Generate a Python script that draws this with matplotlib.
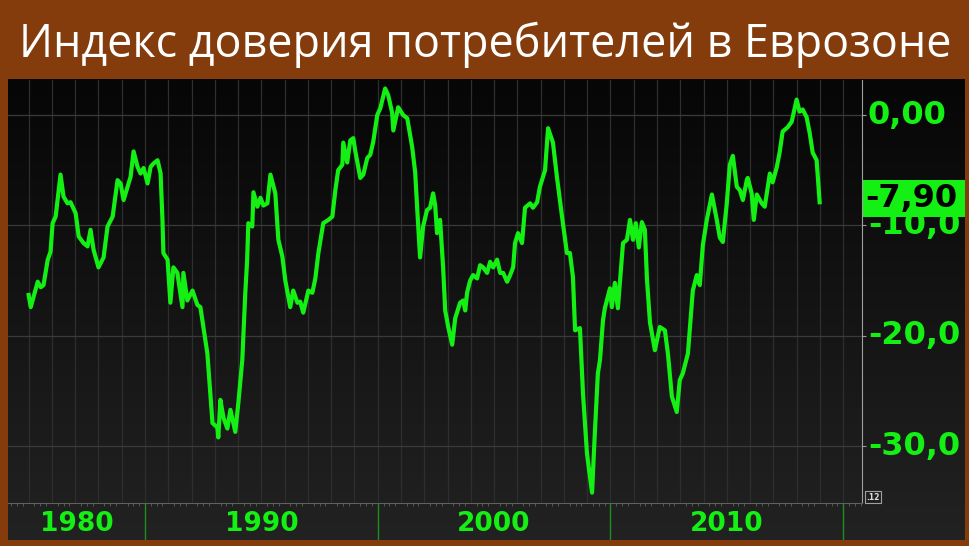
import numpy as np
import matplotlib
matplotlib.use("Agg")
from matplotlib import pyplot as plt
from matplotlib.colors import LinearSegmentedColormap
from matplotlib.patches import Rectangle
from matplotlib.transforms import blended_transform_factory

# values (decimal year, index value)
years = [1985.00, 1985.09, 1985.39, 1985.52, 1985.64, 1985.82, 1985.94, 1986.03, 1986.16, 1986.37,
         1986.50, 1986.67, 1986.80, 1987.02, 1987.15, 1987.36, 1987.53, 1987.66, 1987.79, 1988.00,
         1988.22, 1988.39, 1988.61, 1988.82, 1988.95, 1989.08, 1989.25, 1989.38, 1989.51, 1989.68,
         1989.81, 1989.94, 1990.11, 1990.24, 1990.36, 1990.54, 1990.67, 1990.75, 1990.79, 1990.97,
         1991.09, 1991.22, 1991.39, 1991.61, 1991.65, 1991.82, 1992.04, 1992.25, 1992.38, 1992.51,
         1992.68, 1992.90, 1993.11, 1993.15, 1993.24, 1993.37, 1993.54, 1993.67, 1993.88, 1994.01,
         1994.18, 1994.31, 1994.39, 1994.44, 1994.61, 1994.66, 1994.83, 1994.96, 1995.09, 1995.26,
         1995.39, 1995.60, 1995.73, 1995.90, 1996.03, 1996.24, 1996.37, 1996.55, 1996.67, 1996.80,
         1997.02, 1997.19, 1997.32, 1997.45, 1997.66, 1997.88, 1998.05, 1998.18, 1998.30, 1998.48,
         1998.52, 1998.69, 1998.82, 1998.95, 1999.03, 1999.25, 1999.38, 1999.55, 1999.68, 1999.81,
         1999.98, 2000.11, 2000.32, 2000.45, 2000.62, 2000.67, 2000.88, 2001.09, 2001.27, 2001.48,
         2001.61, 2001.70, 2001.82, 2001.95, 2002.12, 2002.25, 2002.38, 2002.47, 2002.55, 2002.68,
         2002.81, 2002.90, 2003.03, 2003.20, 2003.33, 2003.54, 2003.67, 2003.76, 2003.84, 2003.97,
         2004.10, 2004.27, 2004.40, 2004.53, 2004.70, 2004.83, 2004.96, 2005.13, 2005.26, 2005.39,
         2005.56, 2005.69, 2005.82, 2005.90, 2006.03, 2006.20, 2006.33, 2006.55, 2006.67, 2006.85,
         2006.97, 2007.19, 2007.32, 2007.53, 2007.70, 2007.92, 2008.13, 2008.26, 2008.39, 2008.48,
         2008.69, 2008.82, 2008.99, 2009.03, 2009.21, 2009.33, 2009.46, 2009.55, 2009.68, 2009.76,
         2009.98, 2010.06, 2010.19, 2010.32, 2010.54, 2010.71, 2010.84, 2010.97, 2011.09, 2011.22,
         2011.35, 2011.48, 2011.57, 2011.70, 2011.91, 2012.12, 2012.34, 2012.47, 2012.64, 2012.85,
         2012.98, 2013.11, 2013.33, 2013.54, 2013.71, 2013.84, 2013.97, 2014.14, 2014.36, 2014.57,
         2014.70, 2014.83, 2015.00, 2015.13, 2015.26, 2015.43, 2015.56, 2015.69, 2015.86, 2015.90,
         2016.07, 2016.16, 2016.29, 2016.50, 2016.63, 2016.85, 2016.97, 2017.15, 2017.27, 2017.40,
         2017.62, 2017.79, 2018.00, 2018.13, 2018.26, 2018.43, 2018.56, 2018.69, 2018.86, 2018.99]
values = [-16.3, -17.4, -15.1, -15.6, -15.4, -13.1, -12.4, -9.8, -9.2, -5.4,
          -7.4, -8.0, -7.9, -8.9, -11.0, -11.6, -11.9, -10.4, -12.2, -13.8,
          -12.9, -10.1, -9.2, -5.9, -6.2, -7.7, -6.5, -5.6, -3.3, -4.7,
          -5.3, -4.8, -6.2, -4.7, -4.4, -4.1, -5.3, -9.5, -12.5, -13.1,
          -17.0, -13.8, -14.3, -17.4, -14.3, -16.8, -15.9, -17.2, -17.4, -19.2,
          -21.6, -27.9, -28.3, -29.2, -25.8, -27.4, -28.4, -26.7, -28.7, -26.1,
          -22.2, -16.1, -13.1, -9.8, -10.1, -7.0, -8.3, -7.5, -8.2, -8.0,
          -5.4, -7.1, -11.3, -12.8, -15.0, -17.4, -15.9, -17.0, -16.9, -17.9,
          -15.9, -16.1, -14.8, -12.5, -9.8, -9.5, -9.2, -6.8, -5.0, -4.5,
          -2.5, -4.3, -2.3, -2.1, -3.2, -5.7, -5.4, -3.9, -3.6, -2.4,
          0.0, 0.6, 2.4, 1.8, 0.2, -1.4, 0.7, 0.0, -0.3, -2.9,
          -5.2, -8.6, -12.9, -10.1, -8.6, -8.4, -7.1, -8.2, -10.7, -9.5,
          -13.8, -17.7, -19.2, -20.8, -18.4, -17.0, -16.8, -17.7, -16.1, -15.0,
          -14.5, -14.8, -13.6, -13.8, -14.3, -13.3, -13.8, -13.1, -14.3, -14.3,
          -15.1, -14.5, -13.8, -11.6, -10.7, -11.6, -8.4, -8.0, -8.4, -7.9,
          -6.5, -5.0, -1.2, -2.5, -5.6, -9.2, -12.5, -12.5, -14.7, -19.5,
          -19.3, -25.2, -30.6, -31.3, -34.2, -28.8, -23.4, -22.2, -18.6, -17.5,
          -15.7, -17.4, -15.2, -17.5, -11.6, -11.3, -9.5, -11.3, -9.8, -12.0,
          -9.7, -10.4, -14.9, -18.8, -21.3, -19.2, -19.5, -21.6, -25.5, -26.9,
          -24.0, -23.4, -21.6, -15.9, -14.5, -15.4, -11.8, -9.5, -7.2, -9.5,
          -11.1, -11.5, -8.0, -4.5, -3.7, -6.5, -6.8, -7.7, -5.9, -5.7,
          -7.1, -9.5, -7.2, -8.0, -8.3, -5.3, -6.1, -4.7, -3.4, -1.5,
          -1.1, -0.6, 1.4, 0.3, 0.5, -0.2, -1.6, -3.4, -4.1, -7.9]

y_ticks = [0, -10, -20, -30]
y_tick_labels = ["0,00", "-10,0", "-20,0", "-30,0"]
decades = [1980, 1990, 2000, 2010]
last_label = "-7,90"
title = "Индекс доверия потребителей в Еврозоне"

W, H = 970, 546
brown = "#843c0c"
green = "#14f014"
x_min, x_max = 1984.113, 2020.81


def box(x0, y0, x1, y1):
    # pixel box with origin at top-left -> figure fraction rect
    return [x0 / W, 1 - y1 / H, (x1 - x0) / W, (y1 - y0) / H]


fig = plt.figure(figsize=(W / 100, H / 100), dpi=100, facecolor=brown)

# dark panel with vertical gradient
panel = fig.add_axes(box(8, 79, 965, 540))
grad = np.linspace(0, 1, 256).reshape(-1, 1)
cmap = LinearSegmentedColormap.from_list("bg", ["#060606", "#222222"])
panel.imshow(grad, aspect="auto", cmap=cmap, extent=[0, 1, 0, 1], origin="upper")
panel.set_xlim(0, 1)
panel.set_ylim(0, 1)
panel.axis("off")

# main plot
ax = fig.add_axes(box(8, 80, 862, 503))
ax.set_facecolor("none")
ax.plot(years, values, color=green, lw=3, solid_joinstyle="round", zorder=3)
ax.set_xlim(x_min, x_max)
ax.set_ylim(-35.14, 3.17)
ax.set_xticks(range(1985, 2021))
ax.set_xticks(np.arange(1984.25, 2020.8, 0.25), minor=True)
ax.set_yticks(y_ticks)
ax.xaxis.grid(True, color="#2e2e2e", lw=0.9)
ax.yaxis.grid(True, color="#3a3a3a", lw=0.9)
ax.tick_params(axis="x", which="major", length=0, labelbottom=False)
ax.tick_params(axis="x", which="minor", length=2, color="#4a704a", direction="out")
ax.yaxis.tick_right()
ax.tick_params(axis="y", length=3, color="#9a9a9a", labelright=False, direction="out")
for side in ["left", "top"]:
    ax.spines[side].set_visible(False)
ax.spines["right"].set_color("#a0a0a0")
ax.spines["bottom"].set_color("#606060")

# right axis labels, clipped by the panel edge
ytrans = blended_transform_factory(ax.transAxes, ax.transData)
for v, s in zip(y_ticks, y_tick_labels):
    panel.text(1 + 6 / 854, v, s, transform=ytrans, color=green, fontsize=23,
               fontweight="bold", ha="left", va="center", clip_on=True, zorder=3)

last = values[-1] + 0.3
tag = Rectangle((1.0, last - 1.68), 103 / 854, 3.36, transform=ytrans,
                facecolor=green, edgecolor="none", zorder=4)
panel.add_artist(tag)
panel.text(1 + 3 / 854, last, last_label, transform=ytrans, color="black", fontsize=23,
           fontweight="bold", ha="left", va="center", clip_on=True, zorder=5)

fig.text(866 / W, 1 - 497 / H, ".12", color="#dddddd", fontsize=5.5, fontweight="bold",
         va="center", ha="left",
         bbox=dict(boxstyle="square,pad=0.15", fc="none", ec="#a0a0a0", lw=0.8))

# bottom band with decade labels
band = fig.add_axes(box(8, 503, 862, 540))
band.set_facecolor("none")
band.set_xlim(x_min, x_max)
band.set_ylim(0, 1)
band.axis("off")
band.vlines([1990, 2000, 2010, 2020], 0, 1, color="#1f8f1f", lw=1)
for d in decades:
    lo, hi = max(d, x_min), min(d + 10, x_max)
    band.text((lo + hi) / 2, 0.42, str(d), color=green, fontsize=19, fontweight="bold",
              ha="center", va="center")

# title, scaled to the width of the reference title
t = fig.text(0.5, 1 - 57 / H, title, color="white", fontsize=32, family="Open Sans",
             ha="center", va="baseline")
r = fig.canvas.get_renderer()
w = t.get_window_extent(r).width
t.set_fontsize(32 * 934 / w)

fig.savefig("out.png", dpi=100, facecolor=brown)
--
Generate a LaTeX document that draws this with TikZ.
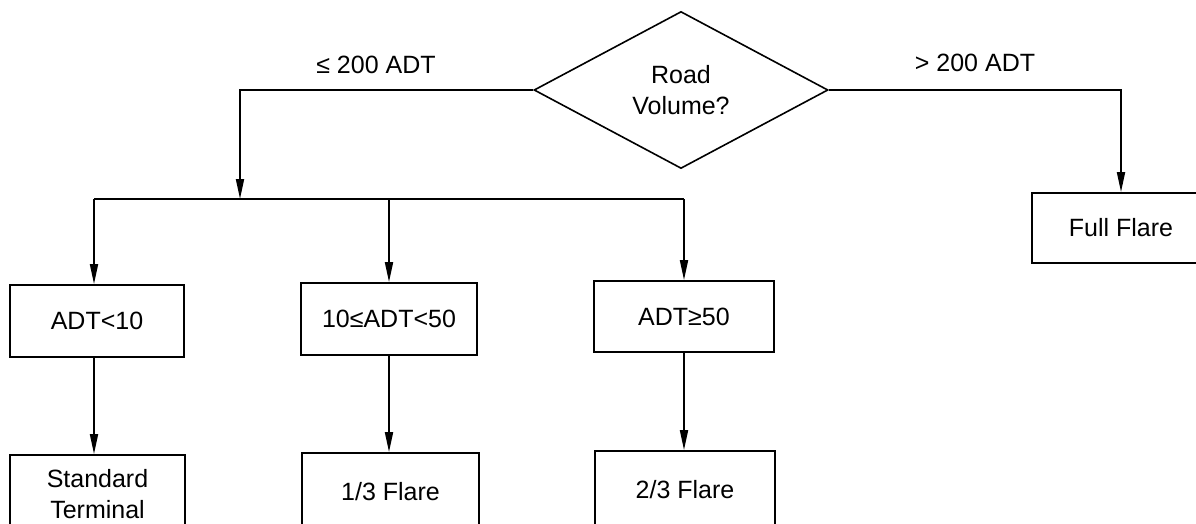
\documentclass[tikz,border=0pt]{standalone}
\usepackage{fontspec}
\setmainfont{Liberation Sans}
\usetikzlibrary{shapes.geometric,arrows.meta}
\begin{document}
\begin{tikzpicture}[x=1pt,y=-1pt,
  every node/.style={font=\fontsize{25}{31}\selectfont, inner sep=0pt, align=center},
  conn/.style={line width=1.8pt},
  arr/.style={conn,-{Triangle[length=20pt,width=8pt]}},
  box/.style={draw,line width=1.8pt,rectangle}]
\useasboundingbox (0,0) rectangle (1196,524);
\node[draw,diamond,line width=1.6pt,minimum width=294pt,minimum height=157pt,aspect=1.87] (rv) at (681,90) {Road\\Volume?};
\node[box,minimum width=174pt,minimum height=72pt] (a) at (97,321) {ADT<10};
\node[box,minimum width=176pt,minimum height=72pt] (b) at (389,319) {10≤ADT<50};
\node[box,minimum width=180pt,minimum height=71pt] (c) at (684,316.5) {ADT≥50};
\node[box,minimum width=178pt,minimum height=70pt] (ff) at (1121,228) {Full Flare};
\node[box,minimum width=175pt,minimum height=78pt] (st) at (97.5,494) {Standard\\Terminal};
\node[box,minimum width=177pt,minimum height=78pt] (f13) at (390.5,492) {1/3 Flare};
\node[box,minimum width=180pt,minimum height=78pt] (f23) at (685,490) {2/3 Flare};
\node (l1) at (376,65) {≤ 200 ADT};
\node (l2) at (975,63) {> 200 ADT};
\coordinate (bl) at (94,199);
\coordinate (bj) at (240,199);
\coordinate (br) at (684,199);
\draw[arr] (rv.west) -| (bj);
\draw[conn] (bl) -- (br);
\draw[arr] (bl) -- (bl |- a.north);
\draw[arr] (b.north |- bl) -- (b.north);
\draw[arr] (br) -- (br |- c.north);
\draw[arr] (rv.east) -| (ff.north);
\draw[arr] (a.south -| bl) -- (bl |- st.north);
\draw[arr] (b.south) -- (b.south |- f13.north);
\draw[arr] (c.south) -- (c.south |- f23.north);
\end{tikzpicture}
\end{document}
...
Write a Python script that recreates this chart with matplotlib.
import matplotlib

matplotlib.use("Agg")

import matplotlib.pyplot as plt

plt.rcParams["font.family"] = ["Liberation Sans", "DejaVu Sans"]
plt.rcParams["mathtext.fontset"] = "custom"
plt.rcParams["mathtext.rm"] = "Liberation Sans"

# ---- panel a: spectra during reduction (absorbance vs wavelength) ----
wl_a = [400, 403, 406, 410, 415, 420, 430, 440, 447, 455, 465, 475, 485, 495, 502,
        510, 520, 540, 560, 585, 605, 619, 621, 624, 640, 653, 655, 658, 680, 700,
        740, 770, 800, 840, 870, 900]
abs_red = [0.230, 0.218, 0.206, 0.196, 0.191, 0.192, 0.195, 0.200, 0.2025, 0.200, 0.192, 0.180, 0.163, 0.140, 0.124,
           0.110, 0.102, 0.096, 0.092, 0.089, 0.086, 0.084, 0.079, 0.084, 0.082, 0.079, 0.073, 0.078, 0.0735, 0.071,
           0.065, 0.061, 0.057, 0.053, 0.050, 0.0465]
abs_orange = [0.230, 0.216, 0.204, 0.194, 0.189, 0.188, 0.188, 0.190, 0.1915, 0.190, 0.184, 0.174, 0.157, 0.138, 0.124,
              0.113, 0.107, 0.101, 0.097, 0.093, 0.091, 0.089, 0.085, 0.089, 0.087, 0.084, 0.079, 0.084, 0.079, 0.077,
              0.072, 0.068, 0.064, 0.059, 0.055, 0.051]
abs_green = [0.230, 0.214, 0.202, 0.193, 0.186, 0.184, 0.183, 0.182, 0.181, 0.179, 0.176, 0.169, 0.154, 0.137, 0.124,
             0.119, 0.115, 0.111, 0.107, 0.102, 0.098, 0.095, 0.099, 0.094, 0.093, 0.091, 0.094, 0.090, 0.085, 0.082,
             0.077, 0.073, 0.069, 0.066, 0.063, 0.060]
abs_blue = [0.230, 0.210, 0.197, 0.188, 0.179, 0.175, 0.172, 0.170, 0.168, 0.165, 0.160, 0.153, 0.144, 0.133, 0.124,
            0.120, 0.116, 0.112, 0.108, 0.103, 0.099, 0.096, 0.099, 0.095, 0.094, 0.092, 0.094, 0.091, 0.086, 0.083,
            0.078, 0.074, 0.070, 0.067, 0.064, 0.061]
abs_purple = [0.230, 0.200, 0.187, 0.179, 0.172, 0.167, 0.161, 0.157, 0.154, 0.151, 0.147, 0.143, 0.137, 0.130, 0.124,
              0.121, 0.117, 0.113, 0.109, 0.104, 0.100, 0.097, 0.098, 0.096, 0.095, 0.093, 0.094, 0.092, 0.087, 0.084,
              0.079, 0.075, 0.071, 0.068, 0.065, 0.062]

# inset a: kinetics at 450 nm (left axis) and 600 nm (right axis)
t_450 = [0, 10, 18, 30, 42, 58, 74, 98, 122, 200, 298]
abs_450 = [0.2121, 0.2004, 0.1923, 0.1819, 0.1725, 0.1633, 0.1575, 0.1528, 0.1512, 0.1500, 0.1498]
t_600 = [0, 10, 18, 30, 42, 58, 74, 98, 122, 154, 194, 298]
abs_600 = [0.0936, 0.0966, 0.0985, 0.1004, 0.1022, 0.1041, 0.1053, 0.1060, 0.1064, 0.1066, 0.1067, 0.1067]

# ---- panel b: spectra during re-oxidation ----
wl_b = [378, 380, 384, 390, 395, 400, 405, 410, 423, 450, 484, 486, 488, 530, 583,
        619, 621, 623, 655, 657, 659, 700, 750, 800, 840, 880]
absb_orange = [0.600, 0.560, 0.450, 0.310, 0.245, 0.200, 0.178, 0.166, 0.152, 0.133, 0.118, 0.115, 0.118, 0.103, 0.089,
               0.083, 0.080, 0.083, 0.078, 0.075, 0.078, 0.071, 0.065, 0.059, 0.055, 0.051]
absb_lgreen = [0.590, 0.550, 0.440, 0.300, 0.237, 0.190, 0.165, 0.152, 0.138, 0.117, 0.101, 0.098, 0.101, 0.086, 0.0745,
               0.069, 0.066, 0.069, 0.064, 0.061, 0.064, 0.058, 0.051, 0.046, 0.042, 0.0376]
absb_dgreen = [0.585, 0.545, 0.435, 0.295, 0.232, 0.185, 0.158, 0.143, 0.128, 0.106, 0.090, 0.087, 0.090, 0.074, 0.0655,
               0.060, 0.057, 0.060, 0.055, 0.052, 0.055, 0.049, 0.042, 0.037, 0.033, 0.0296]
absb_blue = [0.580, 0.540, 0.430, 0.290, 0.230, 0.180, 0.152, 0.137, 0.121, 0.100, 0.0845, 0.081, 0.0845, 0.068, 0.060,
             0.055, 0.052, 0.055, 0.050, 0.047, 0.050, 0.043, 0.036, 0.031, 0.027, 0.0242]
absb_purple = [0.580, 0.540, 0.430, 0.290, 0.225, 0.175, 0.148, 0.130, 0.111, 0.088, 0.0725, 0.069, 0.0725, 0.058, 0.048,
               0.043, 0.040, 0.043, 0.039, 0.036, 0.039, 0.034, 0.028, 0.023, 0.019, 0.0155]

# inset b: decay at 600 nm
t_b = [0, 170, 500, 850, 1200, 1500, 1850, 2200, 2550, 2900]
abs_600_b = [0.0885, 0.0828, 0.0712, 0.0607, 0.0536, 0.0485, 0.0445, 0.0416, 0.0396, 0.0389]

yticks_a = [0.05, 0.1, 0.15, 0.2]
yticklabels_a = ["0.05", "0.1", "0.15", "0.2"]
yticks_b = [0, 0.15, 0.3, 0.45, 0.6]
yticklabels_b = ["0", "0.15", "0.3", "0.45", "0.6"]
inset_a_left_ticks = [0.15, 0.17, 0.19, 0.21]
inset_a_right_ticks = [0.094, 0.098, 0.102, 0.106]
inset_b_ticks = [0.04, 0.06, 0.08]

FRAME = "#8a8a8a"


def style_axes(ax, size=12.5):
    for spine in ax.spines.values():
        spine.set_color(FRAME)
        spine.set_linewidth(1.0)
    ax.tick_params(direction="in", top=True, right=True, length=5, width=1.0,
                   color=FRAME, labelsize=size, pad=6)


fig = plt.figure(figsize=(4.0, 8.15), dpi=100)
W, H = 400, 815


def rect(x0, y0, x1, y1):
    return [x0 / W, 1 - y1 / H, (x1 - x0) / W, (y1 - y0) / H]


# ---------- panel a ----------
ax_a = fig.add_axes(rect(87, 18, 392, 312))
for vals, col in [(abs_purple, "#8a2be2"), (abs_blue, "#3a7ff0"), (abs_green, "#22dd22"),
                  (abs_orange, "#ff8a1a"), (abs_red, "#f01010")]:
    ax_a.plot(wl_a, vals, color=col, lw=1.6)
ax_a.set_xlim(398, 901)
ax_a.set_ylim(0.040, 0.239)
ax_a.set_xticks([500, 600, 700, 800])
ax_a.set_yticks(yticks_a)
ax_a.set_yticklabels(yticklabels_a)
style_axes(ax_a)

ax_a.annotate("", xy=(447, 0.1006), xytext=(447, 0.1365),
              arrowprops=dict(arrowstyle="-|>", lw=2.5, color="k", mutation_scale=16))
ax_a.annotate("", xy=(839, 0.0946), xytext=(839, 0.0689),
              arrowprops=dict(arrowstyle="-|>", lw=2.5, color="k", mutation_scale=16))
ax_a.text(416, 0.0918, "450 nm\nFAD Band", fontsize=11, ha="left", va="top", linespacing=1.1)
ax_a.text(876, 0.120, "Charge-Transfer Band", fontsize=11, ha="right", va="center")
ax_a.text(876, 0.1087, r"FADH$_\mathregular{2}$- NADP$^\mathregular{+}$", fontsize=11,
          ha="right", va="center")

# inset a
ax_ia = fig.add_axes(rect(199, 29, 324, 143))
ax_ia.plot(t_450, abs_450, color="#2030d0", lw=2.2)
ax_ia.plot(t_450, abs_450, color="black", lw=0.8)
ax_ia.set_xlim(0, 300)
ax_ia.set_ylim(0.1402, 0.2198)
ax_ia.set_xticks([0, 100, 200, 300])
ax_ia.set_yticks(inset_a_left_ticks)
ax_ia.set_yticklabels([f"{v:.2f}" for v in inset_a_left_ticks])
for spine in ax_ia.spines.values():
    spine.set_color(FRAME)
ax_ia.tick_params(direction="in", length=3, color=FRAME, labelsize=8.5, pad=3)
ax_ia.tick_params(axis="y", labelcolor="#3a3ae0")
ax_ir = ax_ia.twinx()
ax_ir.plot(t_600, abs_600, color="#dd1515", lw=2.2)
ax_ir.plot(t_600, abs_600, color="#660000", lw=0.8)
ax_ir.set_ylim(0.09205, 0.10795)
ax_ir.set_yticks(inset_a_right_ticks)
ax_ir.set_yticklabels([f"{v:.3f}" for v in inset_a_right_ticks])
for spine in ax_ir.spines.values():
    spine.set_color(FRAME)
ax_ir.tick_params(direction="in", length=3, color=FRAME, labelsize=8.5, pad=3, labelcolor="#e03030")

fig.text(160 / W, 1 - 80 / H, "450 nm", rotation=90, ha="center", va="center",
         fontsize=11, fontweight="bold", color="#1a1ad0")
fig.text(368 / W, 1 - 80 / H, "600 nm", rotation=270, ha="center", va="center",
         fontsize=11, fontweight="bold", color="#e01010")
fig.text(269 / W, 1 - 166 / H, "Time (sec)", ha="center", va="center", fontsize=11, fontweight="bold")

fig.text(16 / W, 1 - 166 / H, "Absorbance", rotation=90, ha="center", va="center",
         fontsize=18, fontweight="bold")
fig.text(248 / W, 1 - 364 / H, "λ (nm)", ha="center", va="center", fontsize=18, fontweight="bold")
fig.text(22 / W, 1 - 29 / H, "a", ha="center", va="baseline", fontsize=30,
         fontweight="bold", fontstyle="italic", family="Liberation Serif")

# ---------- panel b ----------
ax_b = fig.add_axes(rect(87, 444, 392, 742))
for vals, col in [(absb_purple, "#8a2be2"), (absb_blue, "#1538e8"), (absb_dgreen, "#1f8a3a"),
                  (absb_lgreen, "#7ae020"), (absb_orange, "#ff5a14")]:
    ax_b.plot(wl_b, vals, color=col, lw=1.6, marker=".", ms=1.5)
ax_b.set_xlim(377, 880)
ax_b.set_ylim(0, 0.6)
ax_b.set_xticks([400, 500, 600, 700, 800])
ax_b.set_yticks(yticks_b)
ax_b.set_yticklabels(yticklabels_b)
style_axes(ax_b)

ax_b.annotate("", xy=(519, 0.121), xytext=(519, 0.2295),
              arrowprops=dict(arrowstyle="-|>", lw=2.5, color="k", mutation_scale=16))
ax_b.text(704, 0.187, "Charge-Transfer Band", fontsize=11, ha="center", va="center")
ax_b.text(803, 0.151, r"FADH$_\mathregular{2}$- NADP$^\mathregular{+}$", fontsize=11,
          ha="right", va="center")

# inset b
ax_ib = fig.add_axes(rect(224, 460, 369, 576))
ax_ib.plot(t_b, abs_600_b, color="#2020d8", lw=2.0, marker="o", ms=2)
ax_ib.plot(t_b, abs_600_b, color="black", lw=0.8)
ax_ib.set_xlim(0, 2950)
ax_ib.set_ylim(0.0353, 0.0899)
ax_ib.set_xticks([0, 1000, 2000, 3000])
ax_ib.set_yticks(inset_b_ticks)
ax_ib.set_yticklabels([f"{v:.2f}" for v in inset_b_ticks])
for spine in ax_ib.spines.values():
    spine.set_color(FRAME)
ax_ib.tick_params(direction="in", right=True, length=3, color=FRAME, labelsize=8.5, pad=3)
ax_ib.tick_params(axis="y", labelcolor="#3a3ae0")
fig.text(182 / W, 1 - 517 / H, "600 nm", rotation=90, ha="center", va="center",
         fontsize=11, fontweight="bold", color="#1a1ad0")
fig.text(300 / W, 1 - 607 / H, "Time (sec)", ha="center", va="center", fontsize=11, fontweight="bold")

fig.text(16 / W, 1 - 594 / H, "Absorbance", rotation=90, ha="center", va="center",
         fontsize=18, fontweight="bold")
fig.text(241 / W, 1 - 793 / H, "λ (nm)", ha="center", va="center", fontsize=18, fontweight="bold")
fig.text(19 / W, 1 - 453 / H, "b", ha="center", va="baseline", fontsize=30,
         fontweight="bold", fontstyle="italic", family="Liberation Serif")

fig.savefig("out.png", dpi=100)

**Requirements:** Print the line above containing "Generate a Python", the line containing "from matplotlib.transforms import", and everything between them, exactly as written. Pictures stay out.

**Task solution:**
Generate a Python script that draws this with matplotlib.
import numpy as np
import matplotlib
matplotlib.use("Agg")
from matplotlib import pyplot as plt
from matplotlib.colors import LinearSegmentedColormap
from matplotlib.patches import Rectangle
from matplotlib.transforms import blended_transform_factory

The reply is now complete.